DD is excellently behaved at school (full day kindy.) But she is so SO disrespectful to me, and sometimes to her father. She turned 6 the other day.
I know full day school is exhausting, and I try hard to meet her needs by not overscheduling, giving her one on one time and a snack and water right after school etc.
However. The simplest tasks require me asking/telling umpteen times, with me getting more frustrated along the way. This is for everything, but it is most angering to me with the daily everyday "no excuse" (a term borrowed from her school) tasks: make your bed, choose your clothes, eat breakfast, get dressed, brush teeth. We do these EVERY DAY and it's not like it is a surprise, or it's unreasonable.
We made a reference sheet for her to check so I can say "have you looked at your list" instead of nagging. It worked great for one day. At any rate, it's not just these things, it's nearly every thing, all day....leaving anyplace, washing hands, you name it.
Kind/polite requests are ignored. So then I say it more sternly. Sadly the ONLY thing that gets a result is threatening to set the timer or take something away. Then the task gets done. But it gets done by an angry scowling child who calls me Stupid, Mean, The Meanest Person on Earth, I Hate You, You're Never Nice to Me and on and on.
In general I am in favor of GD. But I totally absolutely am not ok with such obnoxious disrespectful behavior towards me or anyone else. Adults especiallly.

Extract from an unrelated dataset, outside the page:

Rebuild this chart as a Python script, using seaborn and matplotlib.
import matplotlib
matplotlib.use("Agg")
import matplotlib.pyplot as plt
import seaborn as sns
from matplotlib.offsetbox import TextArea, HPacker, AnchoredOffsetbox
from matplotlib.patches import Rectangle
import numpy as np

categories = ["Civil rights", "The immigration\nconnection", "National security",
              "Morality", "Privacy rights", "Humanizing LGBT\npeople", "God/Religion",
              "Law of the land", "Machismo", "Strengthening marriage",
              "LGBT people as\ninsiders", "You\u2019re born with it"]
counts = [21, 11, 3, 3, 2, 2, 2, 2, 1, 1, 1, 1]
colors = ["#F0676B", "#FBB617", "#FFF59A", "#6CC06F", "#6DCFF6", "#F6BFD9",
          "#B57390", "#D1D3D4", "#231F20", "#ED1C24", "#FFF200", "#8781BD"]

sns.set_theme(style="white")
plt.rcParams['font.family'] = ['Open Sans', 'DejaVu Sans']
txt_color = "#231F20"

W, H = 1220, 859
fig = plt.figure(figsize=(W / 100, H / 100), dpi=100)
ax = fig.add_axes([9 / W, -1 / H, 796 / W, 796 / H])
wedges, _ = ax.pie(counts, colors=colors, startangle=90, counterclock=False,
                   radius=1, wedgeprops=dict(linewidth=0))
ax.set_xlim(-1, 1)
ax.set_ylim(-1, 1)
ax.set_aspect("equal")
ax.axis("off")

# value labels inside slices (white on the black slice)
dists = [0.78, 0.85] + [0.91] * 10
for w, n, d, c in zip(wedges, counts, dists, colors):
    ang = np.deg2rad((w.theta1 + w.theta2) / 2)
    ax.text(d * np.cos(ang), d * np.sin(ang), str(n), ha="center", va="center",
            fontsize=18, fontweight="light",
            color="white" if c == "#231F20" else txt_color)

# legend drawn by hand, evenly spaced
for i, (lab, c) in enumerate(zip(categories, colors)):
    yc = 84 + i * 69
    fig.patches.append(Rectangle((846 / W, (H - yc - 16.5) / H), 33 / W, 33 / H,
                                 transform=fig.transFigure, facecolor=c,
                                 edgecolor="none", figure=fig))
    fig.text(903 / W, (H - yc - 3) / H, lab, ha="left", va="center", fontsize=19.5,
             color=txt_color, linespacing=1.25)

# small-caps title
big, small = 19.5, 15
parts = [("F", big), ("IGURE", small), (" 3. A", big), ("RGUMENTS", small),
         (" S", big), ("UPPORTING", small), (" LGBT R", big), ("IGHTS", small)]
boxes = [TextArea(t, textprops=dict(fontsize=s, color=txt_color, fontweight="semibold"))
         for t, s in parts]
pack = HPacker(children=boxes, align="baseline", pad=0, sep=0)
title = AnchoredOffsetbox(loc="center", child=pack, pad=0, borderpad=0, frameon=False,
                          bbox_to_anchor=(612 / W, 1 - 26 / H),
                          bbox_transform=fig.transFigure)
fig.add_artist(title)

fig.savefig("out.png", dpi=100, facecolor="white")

When she acts like this, which lately is several times a day, she gets things taken away or loses priveleges or whatever. Yup, punishment. I don't like it but I simply cannot let this stuff go by with no consequence.

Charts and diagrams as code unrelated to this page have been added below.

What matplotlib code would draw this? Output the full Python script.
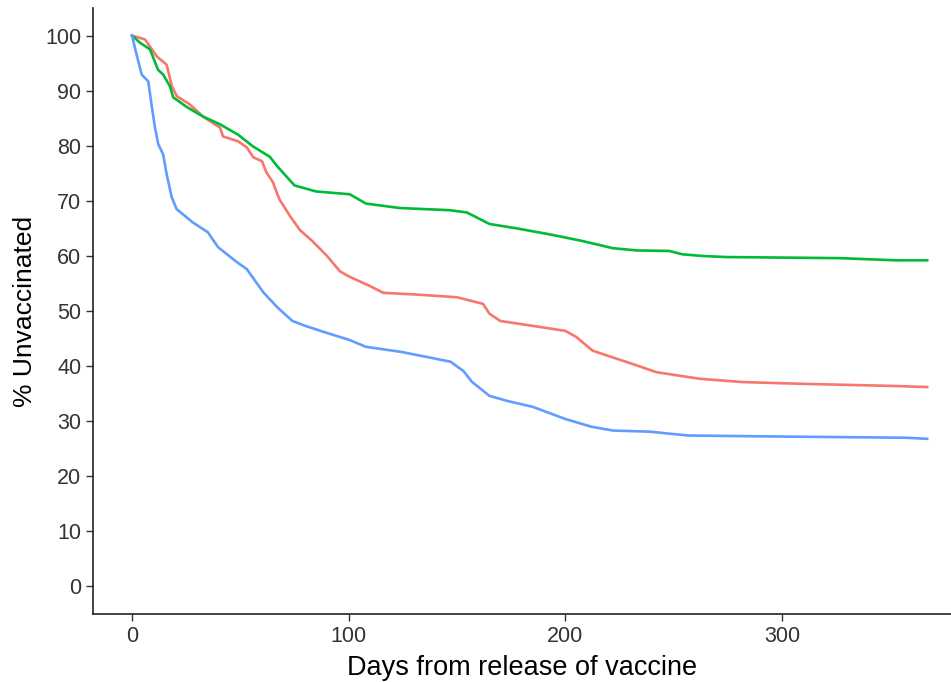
import matplotlib.pyplot as plt

plt.rcParams['font.family'] = ['Liberation Sans', 'DejaVu Sans']

# values (days, % unvaccinated)
blue_days = [0, 2.2, 4.5, 7.5, 9, 10.6, 12.1, 14.4, 16, 18.3, 20.6, 28, 35, 39.7, 48, 53,
             60.6, 67, 74, 80, 87, 95, 100, 108, 124, 133, 147, 153, 157, 165, 173, 185, 200,
             212, 222, 239, 249, 257, 303, 357, 367]
blue_vals = [100, 96.4, 92.9, 91.7, 87.5, 83.3, 80.3, 78.4, 74.8, 70.7, 68.5, 66.1,
             64.3, 61.6, 59, 57.6, 53.4, 50.7, 48.2, 47.3, 46.4, 45.4, 44.8, 43.5, 42.6, 41.9,
             40.8, 39.1, 37.1, 34.6, 33.7, 32.6, 30.4, 29, 28.3, 28.1, 27.7, 27.4, 27.2, 27, 26.8]

red_days = [0, 6, 11.5, 16, 18.4, 20.7, 26.7, 32.8, 40.6, 42, 49, 53, 56, 60, 62,
            65, 68, 73, 77.5, 83.5, 90, 96, 100, 105, 110, 116, 131, 150, 162, 165, 170, 185,
            200, 205, 212.6, 224, 231, 242, 262, 282, 308, 351, 367]
red_vals = [100, 99.3, 96.2, 94.7, 90.8, 89, 87.5, 85.3, 83.3, 81.7, 80.8, 79.7,
            77.9, 77.2, 75.2, 73.4, 70.3, 67.2, 64.7, 62.6, 60, 57.2, 56.3, 55.4, 54.5, 53.3,
            53, 52.5, 51.3, 49.5, 48.2, 47.3, 46.4, 45.3, 42.8, 41.3, 40.4, 38.9, 37.7, 37.1,
            36.8, 36.4, 36.2]

green_days = [0, 3.7, 8.3, 9.8, 12, 14.4, 17.5, 19, 25, 32.8, 40.6, 49, 55.8, 63.6, 67,
              75, 85, 100.5, 108, 123.6, 146.7, 154.5, 165, 177.6, 193, 208, 222, 233, 248,
              254, 263, 274, 326.6, 353, 367]
green_vals = [100, 98.7, 97.5, 96, 93.8, 92.9, 90.8, 88.8, 87.1, 85.3, 83.9, 82, 79.9, 78,
              76.3, 72.8, 71.7, 71.2, 69.5, 68.7, 68.3, 67.9, 65.8, 65, 63.9, 62.7, 61.4, 61,
              60.9, 60.3, 60, 59.8, 59.6, 59.2, 59.2]

fig = plt.figure(figsize=(9.51, 6.82), dpi=100)
ax = fig.add_axes([0.0978, 0.0997, 0.9022, 0.8885])

ax.plot(red_days, red_vals, color='#F8766D', lw=1.9)
ax.plot(green_days, green_vals, color='#00BA38', lw=1.9)
ax.plot(blue_days, blue_vals, color='#619CFF', lw=1.9)

ax.set_xlim(-18, 378)
ax.set_ylim(-5, 105)
ax.set_xticks([0, 100, 200, 300])
ax.set_yticks(range(0, 101, 10))
ax.tick_params(labelsize=15.5, labelcolor='#333333', color='#333333', length=5, width=1)
ax.spines['top'].set_visible(False)
ax.spines['right'].set_visible(False)
for s in ['left', 'bottom']:
    ax.spines[s].set_linewidth(1.2)
    ax.spines[s].set_color('#222222')

ax.set_xlabel('Days from release of vaccine', fontsize=19.5, labelpad=6)
ax.set_ylabel('% Unvaccinated', fontsize=19, labelpad=6)

fig.savefig('out.png')
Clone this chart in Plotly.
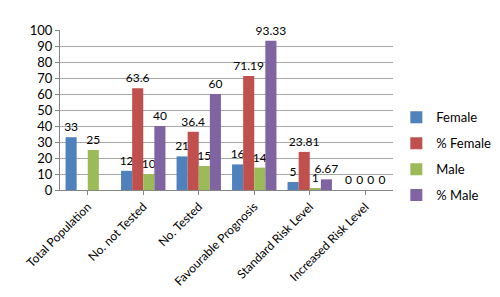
import plotly.graph_objects as go

categories = ["Total Population", "No. not Tested", "No. Tested",
              "Favourable Prognosis", "Standard Risk Level", "Increased Risk Level"]
female = [33, 12, 21, 16, 5, 0]
pct_female = [None, 63.6, 36.4, 71.19, 23.81, 0]
male = [25, 10, 15, 14, 1, 0]
pct_male = [None, 40, 60, 93.33, 6.67, 0]
y_ticks = list(range(0, 101, 10))

series = [
    ("Female", female, "#4F81BD"),
    ("% Female", pct_female, "#C0504D"),
    ("Male", male, "#9BBB59"),
    ("% Male", pct_male, "#8064A2"),
]

FONT = "Lato, Open Sans, sans-serif"

fig = go.Figure()
for name, vals, color in series:
    fig.add_trace(go.Bar(
        x=categories, y=vals, name=name, legendgroup=name,
        marker=dict(color=color, line=dict(width=0)),
        text=[("" if v is None else f"{v:g}") for v in vals],
        textposition="outside", cliponaxis=False, constraintext="none",
        textfont=dict(size=12, color="#000000", family=FONT),
    ))

fig.update_layout(
    width=500, height=297,
    margin=dict(l=52, r=115, t=22, b=115),
    paper_bgcolor="white", plot_bgcolor="white",
    barmode="group", bargap=0.2, bargroupgap=0.0,
    font=dict(family=FONT, size=13, color="#000000"),
    showlegend=True,
    legend=dict(x=1.01, y=0.21, xanchor="left", yanchor="middle",
                font=dict(size=13), tracegroupgap=6,
                itemwidth=30, bgcolor="rgba(0,0,0,0)"),
    uniformtext=dict(mode=False),
)
fig.update_xaxes(
    tickangle=-45, tickfont=dict(size=12),
    showline=True, linecolor="#868686", linewidth=1,
    ticks="outside", ticklen=4, tickcolor="#868686",
    showgrid=False,
)
fig.update_yaxes(
    range=[0, 100], tickvals=y_ticks, ticktext=[str(t) for t in y_ticks],
    tickfont=dict(size=13),
    showline=True, linecolor="#868686", linewidth=1,
    ticks="outside", ticklen=4, tickcolor="#868686",
    showgrid=True, gridcolor="#A6A6A6", gridwidth=1,
    zeroline=False,
)
fig.write_html("out.html")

I tell her how I know what a wonderful person she is and that I want others to know that, that being rude and impolite makes people think you are not a kind person--which I know she is, that people don't want to spend time with you when you're not polite, etc etc. Even if I initiate this conversation when we are not at odds she becomes angry, defensive, and reverts to the rude rude obnoxiousness.
Please, tell me it's a phase.
And, advice? I ignore it sometimes but I honestly feel like that is negligent. I do not think children should feel they can speak to adults so disrespectfully.
Thanks for any help...
PS: We've done sticker charts and all of that. Even the reward ones are just another form of a threat, really "you won't get a sticker" = you won't get that ice cream cone/whatever = threat. I am weary of this method, though I continue to use it.